His son, Jacques, won the 1997 championship, but even so, Gilles is still the name that springs to mind whenever the name Villeneuve is mentioned.
The Canadian’s death left a huge blot on the sport and his is a story of unreached potential.
McLaren will feel a similar sense of dissatisfaction as their season has not gone according to plan thus far.
They still have only one win to their name and it will feel a very distant memory right now.
But with Lewis Hamilton going fastest in both of Friday’s practice sessions, they will have renewed hope that they can take plenty of points from the weekend to come.
Following this, Hamilton said: “Qualifying looks like it could be very close, and you have got the Ferrari’s and their tyre degradation seems to be better, at least at the last race, so I will be keeping an eye out for them.”
They have done very well in Canada at recent times, winning three of the last four races even through the era of Red Bull and Brawn dominance.
Both Hamilton and Button have won here, so they have fond memories to help them and Button’s victory last year was simply astonishing.
He clawed his way from the back of the field in a rain-soaked affair, to catch leader Sebastian Vettel who ran wide on the last lap to let Button through to take the chequered flag.

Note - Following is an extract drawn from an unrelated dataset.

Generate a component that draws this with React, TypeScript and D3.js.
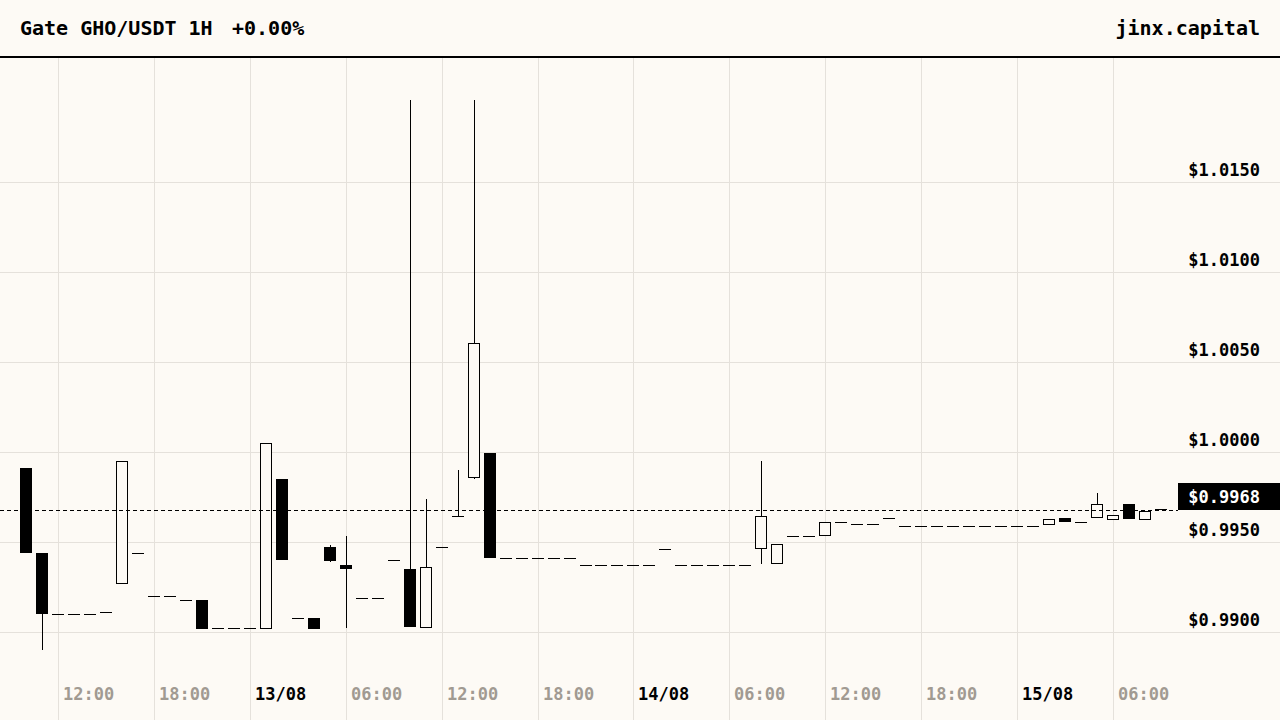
import { useMemo } from "react";
import * as d3 from "d3";

// hourly candles, 12/08 10:00 -> 15/08 09:00 (UTC)
const startTime = new Date(Date.UTC(2024, 7, 12, 10));
const endTime = new Date(Date.UTC(2024, 7, 15, 9));

const opens = [
  0.99912, 0.99442, 0.991, 0.991, 0.991, 0.99111, 0.99272, 0.99438, 0.99201, 0.99201, 0.99178, 0.99179, 0.99022, 0.99022,
  0.99022, 0.99022, 0.99851, 0.99078, 0.99078, 0.99472, 0.99373, 0.99189, 0.99189, 0.99401, 0.99351, 0.99028,
  0.99472, 0.99648, 0.9986, 0.99993, 0.99411, 0.99411, 0.99411, 0.99411, 0.99411, 0.99372, 0.99372, 0.99372,
  0.99372, 0.99372, 0.99461, 0.99372, 0.99372, 0.99372, 0.99372, 0.99372, 0.99466, 0.99383, 0.99533, 0.99533,
  0.99538, 0.9961, 0.99599, 0.99599, 0.99632, 0.99588, 0.99588, 0.99588, 0.99588, 0.99588, 0.99588, 0.99588,
  0.99588, 0.99588, 0.99599, 0.99632, 0.9961, 0.99638, 0.99627, 0.9971, 0.99627, 0.99682,
];
const highs = [
  0.99912, 0.99442, 0.991, 0.991, 0.991, 0.99111, 0.99949, 0.99438, 0.99201, 0.99201, 0.99178, 0.99179, 0.99022, 0.99022,
  0.99022, 1.00049, 0.99851, 0.99078, 0.99078, 0.99484, 0.99534, 0.99189, 0.99189, 0.99401, 1.01953, 0.9974,
  0.99472, 0.999, 1.01953, 0.99993, 0.99411, 0.99411, 0.99411, 0.99411, 0.99411, 0.99372, 0.99372, 0.99372,
  0.99372, 0.99372, 0.99461, 0.99372, 0.99372, 0.99372, 0.99372, 0.99372, 0.99949, 0.99488, 0.99533, 0.99533,
  0.9961, 0.9961, 0.99599, 0.99599, 0.99632, 0.99588, 0.99588, 0.99588, 0.99588, 0.99588, 0.99588, 0.99588,
  0.99588, 0.99588, 0.9963, 0.99632, 0.9961, 0.99771, 0.99649, 0.9971, 0.99671, 0.99682,
];
const lows = [
  0.99442, 0.98902, 0.991, 0.991, 0.991, 0.99111, 0.99272, 0.99438, 0.99201, 0.99201, 0.99178, 0.9902, 0.99022, 0.99022,
  0.99022, 0.99022, 0.99403, 0.99078, 0.9902, 0.9939, 0.99026, 0.99189, 0.99189, 0.99401, 0.99031, 0.99028,
  0.99472, 0.9964, 0.99851, 0.99414, 0.99411, 0.99411, 0.99411, 0.99411, 0.99411, 0.99372, 0.99372, 0.99372,
  0.99372, 0.99372, 0.99461, 0.99372, 0.99372, 0.99372, 0.99372, 0.99372, 0.99377, 0.99383, 0.99533, 0.99533,
  0.99538, 0.9961, 0.99599, 0.99599, 0.99626, 0.99588, 0.99588, 0.99588, 0.99588, 0.99588, 0.99588, 0.99588,
  0.99588, 0.99588, 0.99593, 0.99614, 0.9961, 0.99638, 0.99627, 0.99627, 0.99627, 0.99682,
];
const closes = [
  0.99442, 0.99103, 0.991, 0.991, 0.991, 0.99111, 0.99949, 0.99438, 0.99201, 0.99201, 0.99178, 0.9902, 0.99022, 0.99022,
  0.99022, 1.00049, 0.99403, 0.99078, 0.9902, 0.99397, 0.9935, 0.99189, 0.99189, 0.99401, 0.99031, 0.99362,
  0.99472, 0.9964, 1.00603, 0.99414, 0.99411, 0.99411, 0.99411, 0.99411, 0.99411, 0.99372, 0.99372, 0.99372,
  0.99372, 0.99372, 0.99461, 0.99372, 0.99372, 0.99372, 0.99372, 0.99372, 0.99647, 0.99488, 0.99533, 0.99533,
  0.9961, 0.9961, 0.99599, 0.99599, 0.99626, 0.99588, 0.99588, 0.99588, 0.99588, 0.99588, 0.99588, 0.99588,
  0.99588, 0.99588, 0.9963, 0.99614, 0.9961, 0.9971, 0.99649, 0.99627, 0.99671, 0.99682,
];

const lastPrice = 0.9968;
const priceDomain = [0.99, 1.015];
const title = "Gate GHO/USDT 1H";
const change = "+0.00%";
const brand = "jinx.capital";

const W = 1280;
const H = 720;
const BG = "#fdfaf5";
const GRID = "#e5e1db";
const FONT = "'DejaVu Sans Mono', monospace";

export default function App() {
  const times = useMemo(() => d3.utcHour.range(startTime, d3.utcHour.offset(endTime, 1)), []);

  const x = d3.scaleUtc().domain([startTime, endTime]).range([26, 1161]);
  const y = d3.scaleLinear().domain(priceDomain).range([632.3, 181.7]);

  const xTicks = d3.utcHour.every(6)!.range(startTime, endTime);
  const yTicks = y.ticks(5);
  const fmtDay = d3.utcFormat("%d/%m");
  const fmtHour = d3.utcFormat("%H:%M");

  const yLast = Math.round(y(lastPrice)) + 0.5;

  return (
    <svg width={W} height={H} style={{ display: "block", background: BG, fontFamily: FONT }}>
      <style>{`body{margin:0}`}</style>
      <rect width={W} height={H} fill={BG} />

      {/* grid */}
      {xTicks.map((t, i) => {
        const gx = Math.round(x(t)) + 0.5;
        return <line key={"vx" + i} x1={gx} x2={gx} y1={58} y2={H} stroke={GRID} strokeWidth={1} />;
      })}
      {yTicks.map((v, i) => {
        const gy = Math.round(y(v)) + 0.5;
        return <line key={"hy" + i} x1={0} x2={W} y1={gy} y2={gy} stroke={GRID} strokeWidth={1} />;
      })}

      {/* candles */}
      {times.map((t, i) => {
        const cx = Math.round(x(t));
        const o = opens[i], c = closes[i], h = highs[i], l = lows[i];
        const yo = y(o), yc = y(c), yh = y(h), yl = y(l);
        const top = Math.min(yo, yc), bot = Math.max(yo, yc);
        const wick =
          yl - yh > 0.5 ? (
            <line x1={cx + 0.5} x2={cx + 0.5} y1={Math.round(yh)} y2={Math.round(yl)} stroke="#000" strokeWidth={1} />
          ) : null;
        let body;
        if (bot - top < 1) {
          const ly = Math.round(yo) + 0.5;
          body = <line x1={cx - 6} x2={cx + 6} y1={ly} y2={ly} stroke="#000" strokeWidth={1} />;
        } else if (c < o) {
          body = <rect x={cx - 6} y={Math.round(top)} width={12} height={Math.max(1, Math.round(bot) - Math.round(top))} fill="#000" />;
        } else {
          body = (
            <rect
              x={cx - 5.5}
              y={Math.round(top) + 0.5}
              width={11}
              height={Math.max(1, Math.round(bot) - Math.round(top))}
              fill={BG}
              stroke="#000"
              strokeWidth={1}
            />
          );
        }
        return (
          <g key={"c" + i}>
            {wick}
            {body}
          </g>
        );
      })}

      {/* last price line */}
      <line x1={0} x2={1178} y1={yLast} y2={yLast} stroke="#000" strokeWidth={1} strokeDasharray="4,3" />

      {/* y labels */}
      {yTicks.map((v, i) => (
        <text key={"yl" + i} x={1260} y={Math.round(y(v)) - 6} textAnchor="end" fontSize={17} fontWeight="bold" fill="#000">
          {"$" + v.toFixed(4)}
        </text>
      ))}
      <rect x={1178} y={yLast - 27.5} width={W - 1178} height={27} fill="#000" />
      <text x={1260} y={yLast - 8} textAnchor="end" fontSize={17} fontWeight="bold" fill="#fff">
        {"$" + lastPrice.toFixed(4)}
      </text>

      {/* x labels */}
      {xTicks.map((t, i) => {
        const isDay = t.getUTCHours() === 0;
        return (
          <text
            key={"xl" + i}
            x={Math.round(x(t)) + 5}
            y={700}
            fontSize={17}
            fontWeight="bold"
            fill={isDay ? "#000" : "#a19a92"}
          >
            {isDay ? fmtDay(t) : fmtHour(t)}
          </text>
        );
      })}

      {/* header */}
      <rect x={0} y={0} width={W} height={56} fill={BG} />
      <text x={20} y={35} fontSize={20} fontWeight="bold" fill="#000">
        {title}
      </text>
      <text x={232} y={35} fontSize={20} fontWeight="bold" fill="#000">
        {change}
      </text>
      <text x={1260} y={35} fontSize={20} fontWeight="bold" fill="#000" textAnchor="end">
        {brand}
      </text>
      <line x1={0} x2={W} y1={57} y2={57} stroke="#000" strokeWidth={2} />
    </svg>
  );
}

However, the famous silver cars are unlikely to have it all their own way again.
Red Bull seem to have regained their pace, with a pole to post win last time out in Monaco for Mark Webber, a welcome return to form for the Australian.
It made him the sixth winner in six races, something that Fernando Alonso commented on earlier this week.
The Spaniard said: “We can lose credibility. We cannot lose that the best teams, the best drivers, and the best strategies win the races, because at the moment from the outside it seems that in every race anyone can win.”
Adding: “It doesn’t matter the talent, it doesn’t matter the team, the performance – it’s like a lottery.”
It is strange that he has sought to make such comments, as the lottery-like nature of this season has enabled him and his ailing Ferrari model to top the drivers’ standings after six races, something they would not have dreamed of at the beginning of the season.
Mercedes are always dangerous and with Schumacher setting provisional pole at Monaco before his grid drop, the legendary German could well be back to his best.
But it is Sebastian Vettel that is coming to Canada with the most to prove.
The reigning double world champion will want to vanquish memories of last year and avenge his mistake.
He will also want to pull away from his team-mate in the drivers’ standings so that he can get the better treatment.
Race pace will be very important here, because there is plenty of overtaking possible at Montreal and the DRS zones will further enable drivers to force mistakes out of each other.
So, sit back and enjoy the Grand Prix as our six title-holders attempt to evade the fabled and notorious “Wall of Champions” to take the chequered flag.